I have been trying to look at this more objectively of late. We have a pretty good football team right now and when you look at what is coming back you have to think we can be better next year. On offense we have all our RBs back, all our WRs back plus Evans+Rynes+Crawford, Smith and Hatten at TE, and the majority of our Oline plus those 5 guys we have redshirting this year. On defense we lose two starters out of the front 7 and only one out of the D-backfield. I like our young talent on both sides of the ball. Like it or not the credit for that has to go to Snyder.
If we change coaches now, even with the elevated talent, chances are next year will not be good. Think of how USM started last year. They had an experienced talented team, more talented and experienced then we will be starting next year, but they started slow then jelled the last half of the year and this year they are only one game better than us in the standings. Bower could have probably had them in the exact same place. We also risk having some of that young talent leave, something else that has to be considered.
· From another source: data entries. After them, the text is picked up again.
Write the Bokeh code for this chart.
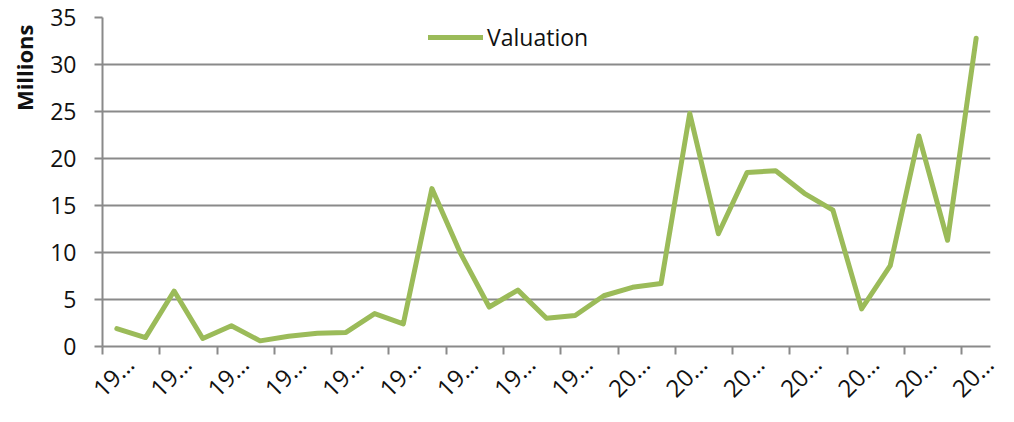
from math import pi
from bokeh.plotting import figure
from bokeh.models import LinearAxis, FixedTicker, Legend, LegendItem, Title, Range1d, ColumnDataSource
from bokeh.embed import file_html
from bokeh.resources import INLINE

# ---- data ----
years = ["1982", "1983", "1984", "1985", "1986", "1987", "1988", "1989", "1990", "1991",
         "1992", "1993", "1994", "1995", "1996", "1997", "1998", "1999", "2000", "2001",
         "2002", "2003", "2004", "2005", "2006", "2007", "2008", "2009", "2010", "2011", "2012"]
valuation = [1.9, 0.95, 5.9, 0.85, 2.2, 0.6, 1.1, 1.4, 1.5, 3.5,
             2.4, 16.8, 9.9, 4.2, 6.0, 3.0, 3.3, 5.4, 6.3, 6.7,
             24.8, 12.0, 18.5, 18.7, 16.3, 14.5, 4.0, 8.6, 22.4, 11.3, 32.8]
y_ticks = [0, 5, 10, 15, 20, 25, 30, 35]
series_name = "Valuation"
y_title = "Millions"

FONT = "Open Sans"
GRID = "#8a8a8a"
GREEN = "#9BBB59"

n = len(years)
xs = list(range(n))
src = ColumnDataSource(dict(x=xs, y=valuation, year=years))

p = figure(width=1006, height=422, output_backend="svg", toolbar_location=None,
           x_range=Range1d(-0.5, n - 0.5), y_range=Range1d(0, 35),
           x_axis_type=None, min_border_left=102, min_border_right=16,
           min_border_top=17, min_border_bottom=76)
p.outline_line_color = None
p.background_fill_color = "white"

# y axis
ya = p.yaxis[0]
ya.ticker = FixedTicker(ticks=y_ticks)
ya.axis_line_color = GRID
ya.axis_line_width = 2
ya.major_tick_line_color = GRID
ya.major_tick_line_width = 2
ya.major_tick_out = 8
ya.major_tick_in = 0
ya.minor_tick_line_color = None
ya.major_label_text_font = FONT
ya.major_label_text_font_size = "23px"
ya.major_label_text_color = "#111111"
ya.major_label_standoff = 18
p.ygrid.grid_line_color = GRID
p.ygrid.grid_line_width = 2

# x axis: labels at major positions, tick marks as minor ticks between category pairs
tick_marks = [i - 0.5 for i in range(0, n, 2)]
label_pos = [i + 0.4375 for i in range(0, n, 2)]
overrides = {pos: years[i][:2] + "…" for pos, i in zip(label_pos, range(0, n, 2))}
ax = LinearAxis(ticker=FixedTicker(ticks=label_pos, minor_ticks=tick_marks),
                major_label_overrides=overrides,
                axis_line_color=GRID, axis_line_width=2,
                major_tick_line_color=None,
                minor_tick_line_color=GRID, minor_tick_line_width=2,
                minor_tick_out=8, minor_tick_in=0, major_tick_out=8, major_tick_in=0,
                major_label_orientation=pi / 4, major_label_standoff=5,
                major_label_text_font=FONT, major_label_text_font_size="24px",
                major_label_text_color="#111111")
p.add_layout(ax, "below")

r = p.line("x", "y", source=src, line_color=GREEN, line_width=5, line_join="round", line_cap="round")

legend = Legend(items=[LegendItem(label=series_name, renderers=[r])], location=(326, 293),
                border_line_color=None, background_fill_alpha=0, glyph_width=55, glyph_height=20,
                label_standoff=4, padding=0, margin=0, label_text_font=FONT,
                label_text_font_size="23px", label_text_color="#111111")
p.add_layout(legend)

ttl = Title(text=y_title, align="right", vertical_align="middle", text_font=FONT,
            text_font_size="22px", text_font_style="bold", text_color="#111111",
            offset=7, standoff=15)
p.add_layout(ttl, "left")

open("out.html", "w").write(file_html(p, INLINE))
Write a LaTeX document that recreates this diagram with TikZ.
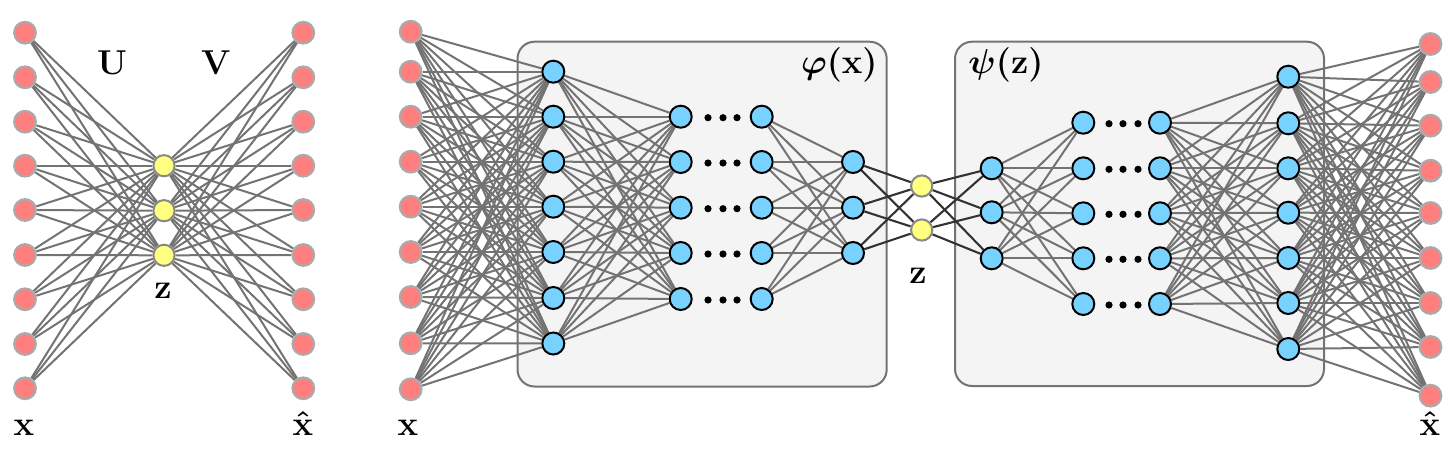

We lost to ECU by 4, UCF by 1 and USM by 7. Yes we did lose, but all three of those game could have gone either way. ECU loses if they don't have the WR laying on his back catch. UCF loses if Anderson doesn't fumble. It's the first time we played all three of those teams close in the same season. Likewise, we beat every team we should have definately beat this year. That's the first time we have done that under Snyder. I think this means that next year we will have a team that truly expects to win instead of wants to/hopes to win.
The Snyder flipside is that I think we are still too undisiplined as a team, too many penalties, and appear unprepared for certain game situations (like two-minute offense, defense against the two-minute offense). He still plays too conservative with a lead inthe second half, although he didn't against SMU. You also have the fact that a lot of the fan base has no love for him and the resulting financial impact.
Bottom line, if I were Hamrick I wouldn't have made a decision yet but I would make one on Sunday. I would be leaning toward keeping him for one more year based on where we stand today versus where we stood at the end of 2007 because I look at the first couple years as new coach learning curve years.